Занялись астрономическими наблюдениями. Закончили их, начали готовиться к отлету.

Улететь, оказалось, не так просто. Мы упустили из виду, что было около двадцати градусов мороза. Мотор остыл и не запускался.

Решили пустить в ход резиновый амортизатор. Но троих человек оказалось мало для того, чтобы одновременно натягивать концы амортизатора, стоять на винте и крутить пусковое магнето.

Так промучились до утра.

Утром на руках подтащили самолет к тросу, перекинули через него амортизатор. Потеплело, и на этот раз запустить мотор удалось. Но вылететь уже оказалось невозможным. Поднялся густой туман и пурга.

Весь день 29-го ждали улучшения погоды. Было холодно. Все устали. Хотелось есть.

Чтобы мотор снова не остыл, мы регулярно провертывали винт.

К сегодняшнему утру погода немного улучшилась. Решили вылететь. После нескольких безуспешных попыток оторваться с маленькой площадки мы взлетели, маневрируя между торосами.

Дул сильный ветер. Низкая облачность. Начиналась пурга. Временами шли бреющим полетом на высоте пятнадцати метров.

Так вот и добрались до дома…

Когда слушали лаконичный рассказ Спирина, все происшедшее с ними казалось простым и обыденным явлением.

Полетели. Сели. Не запускался мотор. Затем испортилась погода. Выждали погоду, запустили мотор и прилетели.

Но попытаемся вдуматься в этот краткий рассказ.

Пурга, метет снег, бесконечные льды, враждебное молчание мотора. Без крова, без теплой одежды и спальных мешков, без пищи. Так проходит ночь… день… и еще ночь…

Хорошо все, что хорошо кончается.

РАЗВЕДЧИК В ВОЗДУХЕ

Первого мая встретили торжественно и весело. Утопая в снегу, участники экспедиции и зимовщики вышли со знаменами на маленькую демонстрацию. Состоялся митинг, на котором с коротким докладом о международном празднике труда выступил О. Ю. Шмидт.

За праздничным столом смеялись и шутили.

… 3 мая погода, наконец, позволила воздушному разведчику Головину приступить к исполнению своих прямых обязанностей.

Каждые тридцать минут Головин сообщал о состоянии погоды и свои координаты.

Шмидт не выходил из радиорубки, прямо из-под карандаша радиста читал донесения разведчика погоды.

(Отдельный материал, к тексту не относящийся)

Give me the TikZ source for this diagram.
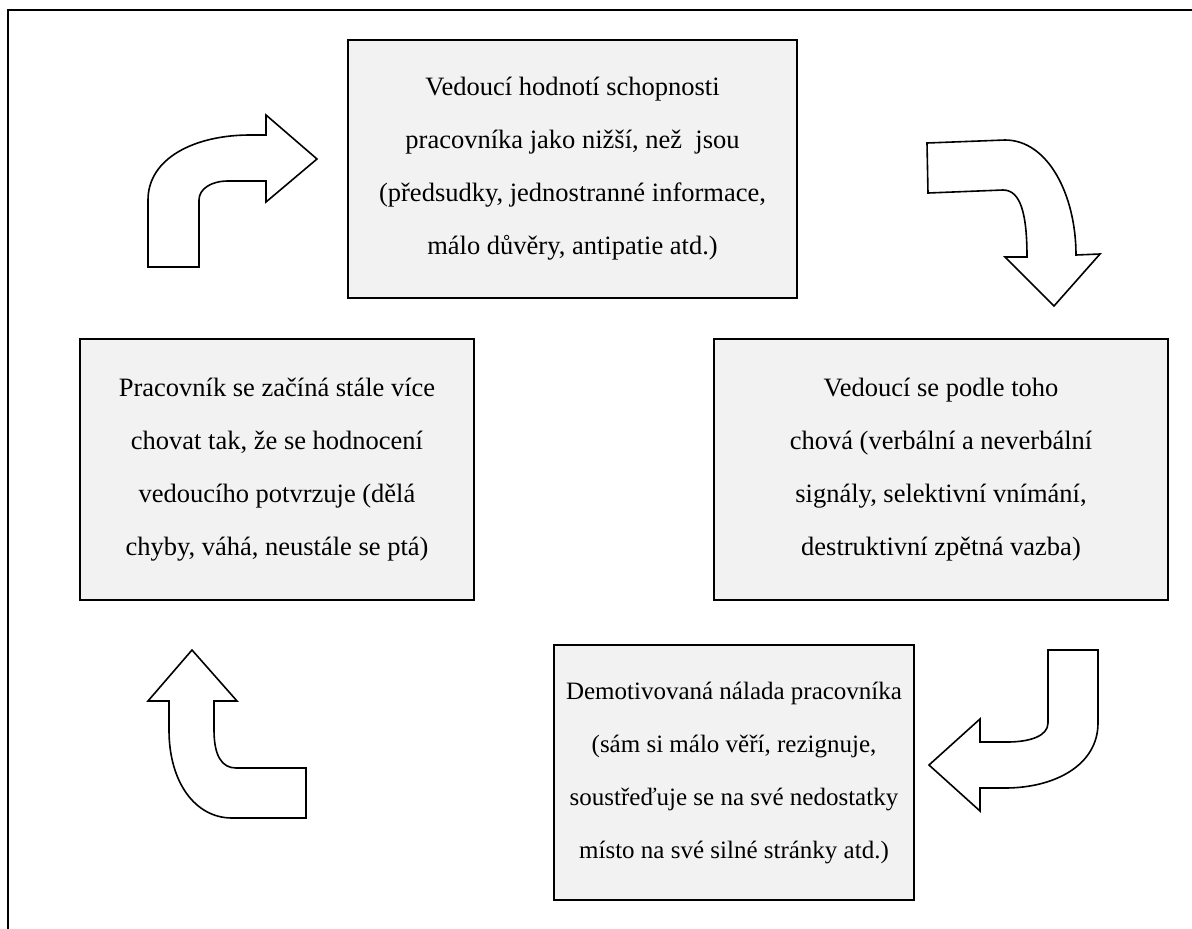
\documentclass[tikz,border=0pt]{standalone}
\usepackage{fontspec}
\setmainfont{Liberation Serif}
\definecolor{boxfill}{RGB}{242,242,242}
\tikzset{
  textbox/.style={draw=black, line width=2pt, fill=boxfill, rectangle, inner sep=0pt, align=center,
    font=\fontsize{26.5}{53}\selectfont},
  bentarrow/.style={draw=black, line width=1.6pt, fill=white, line join=miter},
  frameline/.style={draw=black, line width=2.5pt}
}
\begin{document}
\begin{tikzpicture}[x=1pt,y=-1pt]
\useasboundingbox (0,0) rectangle (1192,929);
% frame (top and left edges)
\draw[frameline] (8,929) -- (8,10) -- (1192,10);

% boxes
\node[textbox, minimum width=449pt, minimum height=258pt] (top) at (572.5,169)
  {Vedoucí hodnotí schopnosti\\pracovníka jako nižší, než~ jsou\\(předsudky, jednostranné informace,\\málo důvěry, antipatie atd.)};
\node[textbox, minimum width=394pt, minimum height=261pt] (left) at (277,469.5)
  {Pracovník se začíná stále více\\chovat tak, že se hodnocení\\vedoucího potvrzuje (dělá\\chyby, váhá, neustále se ptá)};
\node[textbox, minimum width=454pt, minimum height=261pt] (right) at (941,469.5)
  {Vedoucí se podle toho\\chová (verbální a neverbální\\signály, selektivní vnímání,\\destruktivní zpětná vazba)};
\node[textbox, minimum width=360pt, minimum height=255pt, font=\fontsize{25}{53}\selectfont] (bottom) at (734,772.5)
  {Demotivovaná nálada pracovníka\\(sám si málo věří, rezignuje,\\soustřeďuje se na své nedostatky\\místo na své silné stránky atd.)};

% arrow 1: from left box up and right to top box
\path[bentarrow] (148,267) -- (148,200) .. controls (148,158) and (195,135) .. (250,135)
  -- (266,135) -- (266,115) -- (317,159) -- (266,202) -- (266,181) -- (228,181)
  .. controls (211,181) and (199,189) .. (199,200) -- (199,267) -- cycle;

% arrow 2: from top box right and down to right box
\path[bentarrow] (927,143) -- (1005,140) .. controls (1048,140) and (1076,195) .. (1076,255)
  -- (1100,254) -- (1054,306) -- (1005,257) -- (1027,257)
  .. controls (1027,215) and (1021,190) .. (1003,190) -- (928,193) -- cycle;

% arrow 3: from right box down and left to bottom box
\path[bentarrow] (1048,650) -- (1098,650) -- (1098,723) .. controls (1098,765) and (1055,788) .. (1005,788)
  -- (980,788) -- (980,811) -- (929,765) -- (980,719) -- (980,742) -- (1007,742)
  .. controls (1030,742) and (1048,736) .. (1048,723) -- cycle;

% arrow 4: from bottom box left and up to left box
\path[bentarrow] (306,768) -- (306,818) -- (232,818) .. controls (195,818) and (169,782) .. (169,730)
  -- (169,701) -- (148,701) -- (192,650) -- (237,701) -- (214,701) -- (214,730)
  .. controls (214,756) and (222,768) .. (236,768) -- cycle;
\end{tikzpicture}
\end{document}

«Пересекаю 85 градус. Погода ясная. Курс держу по солнечному компасу и радиомаяку. Видимость хорошая. Лед торосистый, но для посадки самолета есть хорошие, ровные поля. Иду дальше. Головин».

Эта радиограмма подняла настроение. Отто Юльевич дал указание готовить большие корабли к вылету. С аэродрома механики ответили, что у них все готово, могут хоть сейчас запускать моторы.

— Очень, очень хорошо! — сказал Шмидт.

В это время радист Богданов принял очередную радиограмму с борта разведчика: «Подхожу к 86 градусу. Слева показалась перистая высокая облачность. Моторы работают отлично. Спокоен. Настроение хорошее. Головин».

Но следующее сообщение было не из приятных. «Левый мотор сдает. Подыскиваю подходящую льдину для посадки».

Отто Юльевич молча посмотрел на товарищей. На его немой вопрос никто не успел ответить, как последовала новая радиограмма:

«Все в порядке, мотор заработал хорошо. Причина временной остановки — переключение баков задержало подачу бензина в мотор. Лед десятибальный, есть ровные поля для посадки».

Через двадцать минут радист принял новое сообщение:

«Идем над сплошной облачностью высотой 200 метров. До полюса осталось 100–110 километров. Иду дальше».

— Как дальше? — удивился Спирин. — У него же не хватит горючего. Не лучше ли вернуть его?

— Горючего у него хватит, — возразил Водопьянов. — Головин не без головы. А вернуть его, конечно, уже поздно. Попробуй верни, когда осталось всего сто километров до полюса. Я бы, например, на его месте ни за что не вернулся.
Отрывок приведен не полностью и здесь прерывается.